Los años de la misión de Jaime vieron la restitución del título cardenalicio sobre un pastor cubano, la visita de los papas Juan Pablo II, Benedicto XVI y Francisco, el reconocimiento oficial de las Navidades, la Semana Santa y el retorno de las procesiones a las calles. En lo social destaca la diligencia de la Iglesia casi de manos con el gobierno del general Castro que logró la salida de la cárcel de los 75 prisioneros de conciencia en el que la mediación personal del cardenal fue importante. El colofón se produce en los aspectos aún poco conocidos de esa intervención reconciliadora que puso punto final a uno de los últimos episodios de la Guerra Fría. Eventos que pertenecen al dossier biográfico del Cardenal Ortega y que merecen el recuerdo agradecido por el servicio a favor de la Iglesia, sus feligreses y todo el pueblo cubano.

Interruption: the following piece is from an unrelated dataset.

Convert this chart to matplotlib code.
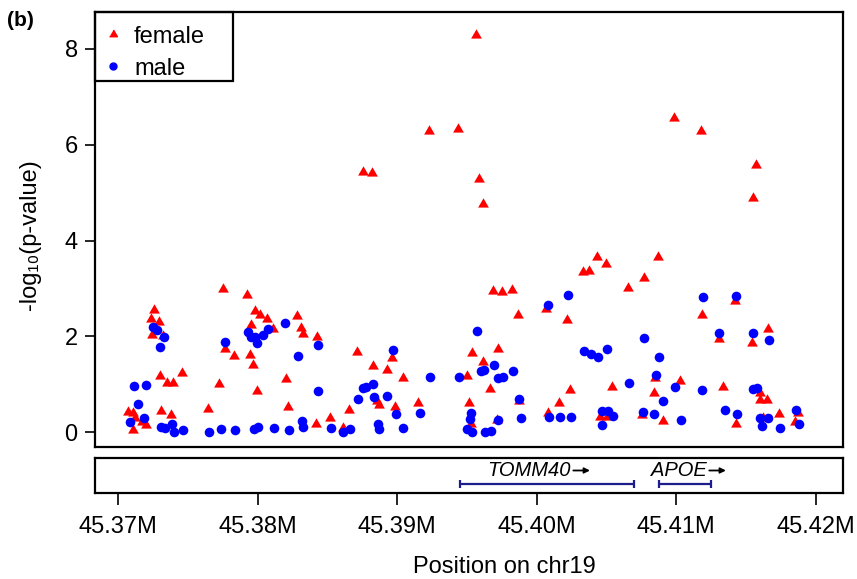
import matplotlib
matplotlib.use("Agg")
import matplotlib.pyplot as plt
from matplotlib.lines import Line2D
from matplotlib.patches import Rectangle
from matplotlib.text import OffsetFrom

plt.rcParams['font.family'] = ['Liberation Sans', 'DejaVu Sans']

# association results around APOE / TOMM40, positions in Mb on chr19
female_pos = [45.37751, 45.37923, 45.37258, 45.37237, 45.37296, 45.37242, 45.37320, 45.37982,
              45.38018, 45.38068, 45.38113, 45.37951, 45.37767, 45.37834, 45.37946, 45.37970,
              45.37301, 45.37349, 45.37396, 45.37457, 45.37726, 45.37996, 45.37647, 45.37074,
              45.37105, 45.37308, 45.37380, 45.37170, 45.37199, 45.37105, 45.37122,
              45.38285, 45.38312, 45.38324, 45.38424, 45.38711, 45.38830, 45.38926, 45.38966,
              45.39041, 45.38204, 45.38216, 45.38419, 45.38520, 45.38611, 45.38656, 45.38859,
              45.38869, 45.38986, 45.39153, 45.38754, 45.38819, 45.39229, 45.39435, 45.39564,
              45.39590, 45.39614, 45.40436, 45.40496, 45.40336, 45.40378, 45.40771, 45.40654,
              45.39690, 45.39751, 45.39822, 45.39865, 45.40068, 45.40221, 45.39535, 45.39722,
              45.39619, 45.39500, 45.39667, 45.40240, 45.40543, 45.39518, 45.39877, 45.40161,
              45.39719, 45.39530, 45.40080, 45.40455, 45.40503, 45.40754, 45.40986, 45.41177,
              45.41573, 45.41550, 45.40873, 45.41189, 45.41423, 45.41308, 45.41547, 45.41662,
              45.40849, 45.41029, 45.40842, 45.41339, 45.41602, 45.41602, 45.41650, 45.40905,
              45.41428, 45.41626, 45.41738, 45.41877, 45.41853]
female_logp = [2.98, 2.87, 2.56, 2.37, 2.30, 2.03, 2.00, 2.53,
               2.44, 2.37, 2.16, 2.23, 1.73, 1.59, 1.61, 1.41,
               1.17, 1.03, 1.03, 1.24, 1.00, 0.86, 0.48, 0.42,
               0.40, 0.44, 0.35, 0.22, 0.15, 0.04, 0.29,
               2.43, 2.18, 2.04, 1.98, 1.68, 1.38, 1.29, 1.55,
               1.13, 1.10, 0.52, 0.18, 0.29, 0.09, 0.47, 0.65,
               0.56, 0.53, 0.61, 5.42, 5.40, 6.28, 6.32, 8.29,
               5.28, 4.77, 3.66, 3.50, 3.35, 3.37, 3.21, 3.01,
               2.94, 2.93, 2.96, 2.44, 2.58, 2.34, 1.66, 1.73,
               1.47, 1.18, 0.90, 0.88, 0.95, 0.61, 0.65, 0.61,
               0.25, 0.18, 0.39, 0.32, 0.32, 0.35, 6.55, 6.28,
               5.57, 4.89, 3.66, 2.44, 2.74, 1.94, 1.87, 2.15,
               1.12, 1.06, 0.81, 0.95, 0.81, 0.68, 0.67, 0.24,
               0.18, 0.29, 0.37, 0.39, 0.22]

male_pos = [45.37253, 45.37277, 45.37301, 45.37330, 45.37767, 45.37934, 45.37953, 45.37982,
            45.37994, 45.38037, 45.38077, 45.38197, 45.37117, 45.37201, 45.37146, 45.37189,
            45.37086, 45.37308, 45.37337, 45.37385, 45.37401, 45.37464, 45.37654, 45.37736,
            45.37839, 45.37977, 45.38006, 45.38118,
            45.38292, 45.38432, 45.38432, 45.38974, 45.39237, 45.39444, 45.38758, 45.38778,
            45.38830, 45.38723, 45.38837, 45.38930, 45.38993, 45.39165, 45.38226, 45.38317,
            45.38328, 45.38527, 45.38615, 45.38663, 45.38862, 45.38869, 45.39045, 45.39500,
            45.40228, 45.40080, 45.39571, 45.40773, 45.40341, 45.40389, 45.40443, 45.40503,
            45.39698, 45.39602, 45.39624, 45.39726, 45.39758, 45.39834, 45.39877, 45.40663,
            45.39530, 45.39523, 45.39540, 45.39631, 45.39674, 45.39726, 45.39889, 45.40090,
            45.40168, 45.40247, 45.40467, 45.40510, 45.40551, 45.40467, 45.40761, 45.40842,
            45.41196, 45.41430, 45.41310, 45.41554, 45.41669, 45.40880, 45.40857, 45.40993,
            45.41184, 45.41554, 45.41578, 45.40909, 45.41038, 45.41351, 45.41435, 45.41602,
            45.41662, 45.41619, 45.41746, 45.41860, 45.41882]
male_logp = [2.20, 2.14, 1.77, 1.99, 1.89, 2.09, 1.98, 1.99,
             1.86, 2.03, 2.16, 2.28, 0.97, 0.98, 0.58, 0.29,
             0.22, 0.11, 0.08, 0.18, 0.00, 0.04, 0.01, 0.06,
             0.04, 0.06, 0.11, 0.08,
             1.59, 1.82, 0.86, 1.71, 1.15, 1.15, 0.93, 0.95,
             1.00, 0.70, 0.74, 0.75, 0.38, 0.39, 0.04, 0.24,
             0.11, 0.08, 0.01, 0.06, 0.18, 0.06, 0.09, 0.06,
             2.86, 2.65, 2.11, 1.97, 1.69, 1.64, 1.57, 1.73,
             1.40, 1.28, 1.29, 1.12, 1.15, 1.27, 0.70, 1.03,
             0.40, 0.27, 0.00, 0.01, 0.02, 0.25, 0.30, 0.31,
             0.32, 0.32, 0.44, 0.44, 0.34, 0.15, 0.42, 0.38,
             2.82, 2.84, 2.07, 2.07, 1.92, 1.57, 1.20, 0.95,
             0.88, 0.91, 0.92, 0.65, 0.25, 0.46, 0.37, 0.30,
             0.29, 0.13, 0.08, 0.46, 0.18]

gene_names = ['TOMM40', 'APOE']
gene_start = [45.39452, 45.40880]
gene_end = [45.40701, 45.41249]

xticks = [45.37, 45.38, 45.39, 45.40, 45.41, 45.42]
xtick_labels = ['45.37M', '45.38M', '45.39M', '45.40M', '45.41M', '45.42M']
yticks = [0, 2, 4, 6, 8]

W, H = 857, 579
fig = plt.figure(figsize=(W / 100, H / 100), dpi=100)


def px_box(l, t, r, b):
    return [l / W, 1 - b / H, (r - l) / W, (b - t) / H]


ax = fig.add_axes(px_box(95, 12, 843, 447))
gax = fig.add_axes(px_box(95, 458, 843, 492.7))
xlim = (45.36835, 45.42197)

# R-style filled equilateral triangle (pch 17)
tri = [(-1, -0.577), (1, -0.577), (0, 1.155)]

ax.scatter(female_pos, female_logp, marker=tri, s=80, color='#ff0000', linewidths=0, zorder=3)
ax.scatter(male_pos, male_logp, marker='o', s=48, color='#0000ff', linewidths=0, zorder=3)

ax.set_xlim(*xlim)
ax.set_ylim(-0.31, 8.77)
ax.set_yticks(yticks)
ax.tick_params(axis='y', length=7.5, width=1.2, pad=5, labelsize=17)
ax.tick_params(axis='x', bottom=False, labelbottom=False)
for s in ax.spines.values():
    s.set_linewidth(1.6)

handles = [Line2D([], [], marker=tri, color='#ff0000', ls='', ms=6.5),
           Line2D([], [], marker='o', color='#0000ff', ls='', ms=5)]
ax.legend(handles, ['female', 'male'], loc='upper left', bbox_to_anchor=(0, 1 - 8 / 435),
          borderaxespad=0, frameon=False, fontsize=17, borderpad=0.24,
          handlelength=1.04, handletextpad=0.37, labelspacing=0.42)
ax.add_patch(Rectangle((0, 1 - 69 / 435), 138 / 748, 69 / 435, transform=ax.transAxes,
                       fill=False, ec='black', lw=1.6, zorder=5, clip_on=False))

# gene track
gax.set_xlim(*xlim)
gax.set_ylim(0, 1)
gene_color = '#1c1c8c'
label_shift = [-0.00132, -0.00046]
for name, st, en, sh in zip(gene_names, gene_start, gene_end, label_shift):
    gax.plot([st, en], [0.25, 0.25], color=gene_color, lw=1.6,
             marker='|', ms=6, mew=1.6, solid_capstyle='butt')
    txt = gax.text((st + en) / 2 + sh, 0.64, name, style='italic', fontsize=14.5,
                   ha='center', va='center')
    off = OffsetFrom(txt, (1.0, 0.5))
    gax.annotate('', xy=(14, 0), xycoords=off, xytext=(2, 0), textcoords=off,
                 arrowprops=dict(arrowstyle='-|>', color='black', lw=1.3,
                                 mutation_scale=8, shrinkA=0, shrinkB=0))

gax.set_yticks([])
gax.set_xticks(xticks)
gax.set_xticklabels(xtick_labels)
gax.tick_params(axis='x', length=8.5, width=1.2, pad=8, labelsize=17)
for s in gax.spines.values():
    s.set_linewidth(1.6)

fig.text(504 / W, 1 - 573 / H, 'Position on chr19', fontsize=17, ha='center', va='baseline')
fig.text(30 / W, 1 - 235 / H, '-log\u2081\u2080(p-value)', fontsize=17, rotation=90,
         ha='center', va='center')
fig.text(7 / W, 1 - 21 / H, '(b)', fontsize=15, fontweight='bold', ha='left', va='center')

fig.savefig('out.png', dpi=100)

No es poco lo que habrá que decir de Jaime Ortega en el futuro. Hizo su labor meticulosa, con diplomacia, a veces con un cuidado extremo en el que no pocos quisieron ver la huella del miedo humano, apariencia de debilidad que contrastaban con la firmeza de carácter cuando discrepaba de alguna compostura. De él me quedan buenos recuerdos personales, algunos bastantes cercanos. Entre ellos destaco una sencillez poco divulgada: guardo con cariño sus palabras de consuelo apenas unas semanas antes de salir de Cuba. Y aunque alguna que otra vez me conté entre los críticos de algunas de sus posiciones, el paso de los años me ha hecho ver que en no pocas de ellas el Arzobispo estaba acertado. Por ello a mi agradecimiento uno la petición de perdón por cualquier incomprensión de quien tantos buenos oficios ha hecho por la Iglesia de Cristo y por Cuba. Pedir que Dios le conceda larga vida en su retiro y a mí la oportunidad del reencuentro en esa Habana que nos es tan común como entrañable.